■ **What is needed**: Omit all images. Write out the rest of the material exactly.

------------

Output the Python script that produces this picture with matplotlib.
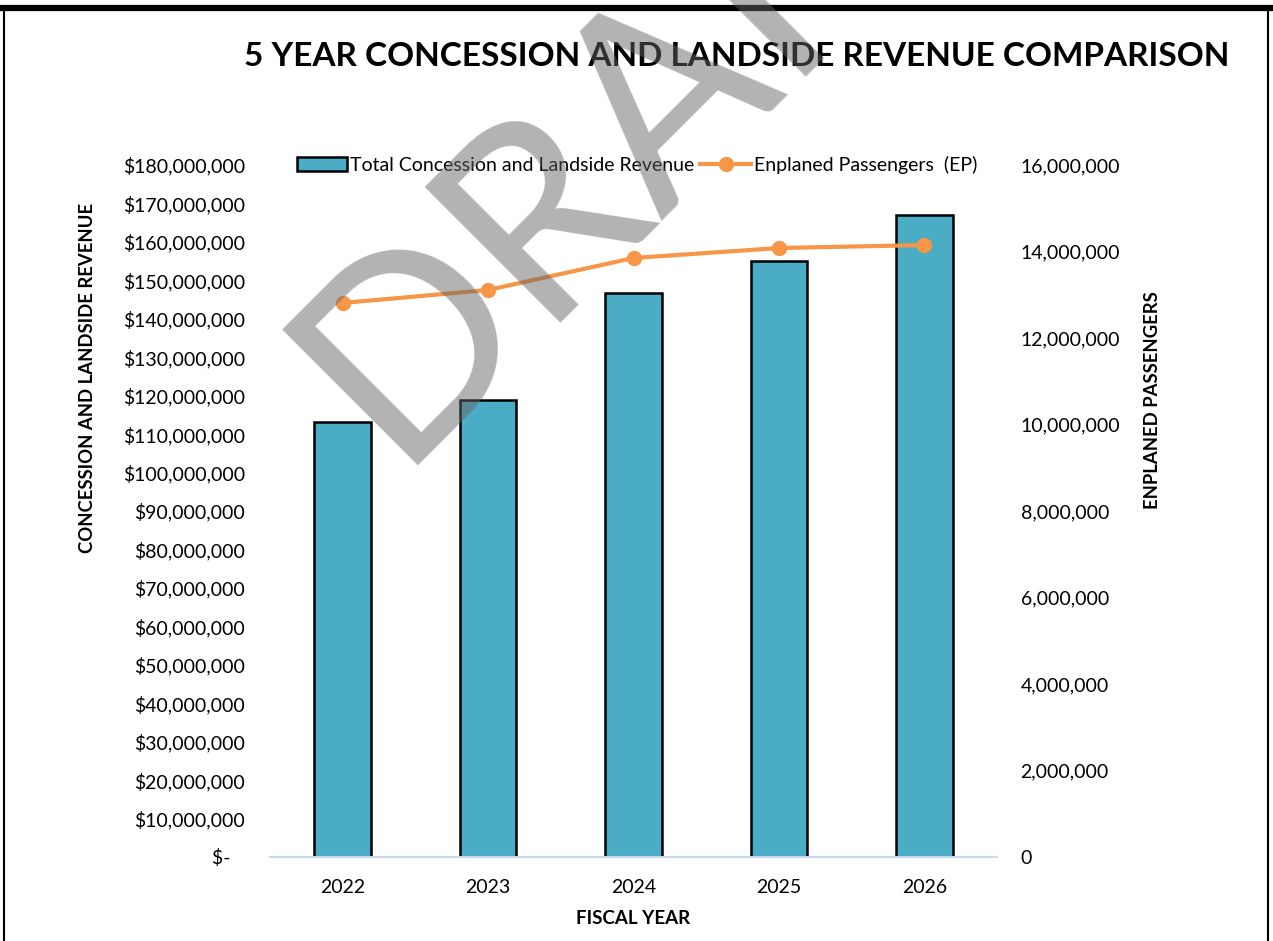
import matplotlib
matplotlib.use("Agg")
import matplotlib.pyplot as plt
from matplotlib.lines import Line2D
from matplotlib.ticker import FuncFormatter, MultipleLocator

plt.rcParams['font.family'] = ['Lato', 'DejaVu Sans']

years = ['2022', '2023', '2024', '2025', '2026']
revenue = [113200000, 118900000, 146700000, 155000000, 167000000]
passengers = [12810000, 13110000, 13850000, 14080000, 14150000]

bar_color = '#4BACC6'
line_color = '#F79646'

fig = plt.figure(figsize=(12.73, 9.41), dpi=100)
ax = fig.add_axes([270 / 1273, 1 - 857 / 941, 727 / 1273, 692 / 941])
ax2 = ax.twinx()

x = range(len(years))
bars = ax.bar(x, revenue, width=0.39, color=bar_color, edgecolor='black',
              linewidth=1.8, label='Total Concession and Landside Revenue', zorder=2)
line, = ax2.plot(x, passengers, color=line_color, linewidth=3, marker='o',
                 markersize=10, label='Enplaned Passengers  (EP)')

ax.set_xlim(-0.5, 4.5)
ax.set_ylim(0, 180000000)
ax2.set_ylim(0, 16000000)
ax.yaxis.set_major_locator(MultipleLocator(10000000))
ax2.yaxis.set_major_locator(MultipleLocator(2000000))


def money(v, pos):
    if v == 0:
        return '$-   '
    return '${:,.0f}'.format(v)


ax.yaxis.set_major_formatter(FuncFormatter(money))
ax2.yaxis.set_major_formatter(FuncFormatter(lambda v, p: '{:,.0f}'.format(v)))

ax.set_xticks(list(x))
ax.set_xticklabels(years)
for a in (ax, ax2):
    for s in a.spines.values():
        s.set_visible(False)
    a.tick_params(length=0, labelsize=14, colors='black')
ax.spines['bottom'].set_visible(True)
ax.spines['bottom'].set_color('#C6D9F0')
ax.spines['bottom'].set_linewidth(1.5)
ax.tick_params(axis='y', pad=18)
ax.tick_params(axis='x', pad=16)
ax2.tick_params(axis='y', pad=17)

ax.set_xlabel('FISCAL YEAR', fontsize=13.5, fontweight='bold', labelpad=10)

fig.text(88 / 1273, 1 - 378 / 941, 'CONCESSION AND LANDSIDE REVENUE', rotation=90,
         ha='center', va='center', fontsize=13.3, fontweight='bold')
fig.text(1152 / 1273, 1 - 400 / 941, 'ENPLANED PASSENGERS', rotation=90,
         ha='center', va='center', fontsize=13.3, fontweight='bold')

fig.text(737 / 1273, 1 - 56 / 941, '5 YEAR CONCESSION AND LANDSIDE REVENUE COMPARISON',
         ha='center', va='center', fontsize=24, fontweight='bold')

ax.legend(handles=[bars, line], loc='center', bbox_to_anchor=(0.505, 1.0), ncol=2,
          frameon=False, fontsize=14, handlelength=2.6, handletextpad=0.15,
          columnspacing=0.3, borderaxespad=0)

# DRAFT watermark
fig.text(394 / 1273, 1 - 466 / 941, 'DRAFT', rotation=45, rotation_mode='anchor',
         ha='left', va='baseline', fontsize=192, color='#646464', alpha=0.49, zorder=10)

# frame around the chart
fig.add_artist(Line2D([0, 1], [1 - 8 / 941, 1 - 8 / 941], color='black', linewidth=4.5))
fig.add_artist(Line2D([4 / 1273, 4 / 1273], [0, 1 - 8 / 941], color='black', linewidth=1.5))
fig.add_artist(Line2D([1268 / 1273, 1268 / 1273], [0, 1 - 8 / 941], color='black', linewidth=1.5))

fig.savefig('out.png', dpi=100)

------------

■ **Written solution**:
Output the Python script that produces this picture with matplotlib.
import matplotlib
matplotlib.use("Agg")
import matplotlib.pyplot as plt
from matplotlib.lines import Line2D
from matplotlib.ticker import FuncFormatter, MultipleLocator

plt.rcParams['font.family'] = ['Lato', 'DejaVu Sans']

years = ['2022', '2023', '2024', '2025', '2026']
revenue = [113200000, 118900000, 146700000, 155000000, 167000000]
passengers = [12810000, 13110000, 13850000, 14080000, 14150000]

bar_color = '#4BACC6'
line_color = '#F79646'

fig = plt.figure(figsize=(12.73, 9.41), dpi=100)
ax = fig.add_axes([270 / 1273, 1 - 857 / 941, 727 / 1273, 692 / 941])
ax2 = ax.twinx()

x = range(len(years))
bars = ax.bar(x, revenue, width=0.39, color=bar_color, edgecolor='black',
              linewidth=1.8, label='Total Concession and Landside Revenue', zorder=2)
line, = ax2.plot(x, passengers, color=line_color, linewidth=3, marker='o',
                 markersize=10, label='Enplaned Passengers  (EP)')

ax.set_xlim(-0.5, 4.5)
ax.set_ylim(0, 180000000)
ax2.set_ylim(0, 16000000)
ax.yaxis.set_major_locator(MultipleLocator(10000000))
ax2.yaxis.set_major_locator(MultipleLocator(2000000))


def money(v, pos):
    if v == 0:
        return '$-   '
    return '${:,.0f}'.format(v)


ax.yaxis.set_major_formatter(FuncFormatter(money))
ax2.yaxis.set_major_formatter(FuncFormatter(lambda v, p: '{:,.0f}'.format(v)))

ax.set_xticks(list(x))
ax.set_xticklabels(years)
for a in (ax, ax2):
    for s in a.spines.values():
        s.set_visible(False)
    a.tick_params(length=0, labelsize=14, colors='black')
ax.spines['bottom'].set_visible(True)
ax.spines['bottom'].set_color('#C6D9F0')
ax.spines['bottom'].set_linewidth(1.5)
ax.tick_params(axis='y', pad=18)
ax.tick_params(axis='x', pad=16)
ax2.tick_params(axis='y', pad=17)

ax.set_xlabel('FISCAL YEAR', fontsize=13.5, fontweight='bold', labelpad=10)

fig.text(88 / 1273, 1 - 378 / 941, 'CONCESSION AND LANDSIDE REVENUE', rotation=90,
         ha='center', va='center', fontsize=13.3, fontweight='bold')
fig.text(1152 / 1273, 1 - 400 / 941, 'ENPLANED PASSENGERS', rotation=90,
         ha='center', va='center', fontsize=13.3, fontweight='bold')

fig.text(737 / 1273, 1 - 56 / 941, '5 YEAR CONCESSION AND LANDSIDE REVENUE COMPARISON',
         ha='center', va='center', fontsize=24, fontweight='bold')

ax.legend(handles=[bars, line], loc='center', bbox_to_anchor=(0.505, 1.0), ncol=2,
          frameon=False, fontsize=14, handlelength=2.6, handletextpad=0.15,
          columnspacing=0.3, borderaxespad=0)

# DRAFT watermark
fig.text(394 / 1273, 1 - 466 / 941, 'DRAFT', rotation=45, rotation_mode='anchor',
         ha='left', va='baseline', fontsize=192, color='#646464', alpha=0.49, zorder=10)

# frame around the chart
fig.add_artist(Line2D([0, 1], [1 - 8 / 941, 1 - 8 / 941], color='black', linewidth=4.5))
fig.add_artist(Line2D([4 / 1273, 4 / 1273], [0, 1 - 8 / 941], color='black', linewidth=1.5))
fig.add_artist(Line2D([1268 / 1273, 1268 / 1273], [0, 1 - 8 / 941], color='black', linewidth=1.5))

fig.savefig('out.png', dpi=100)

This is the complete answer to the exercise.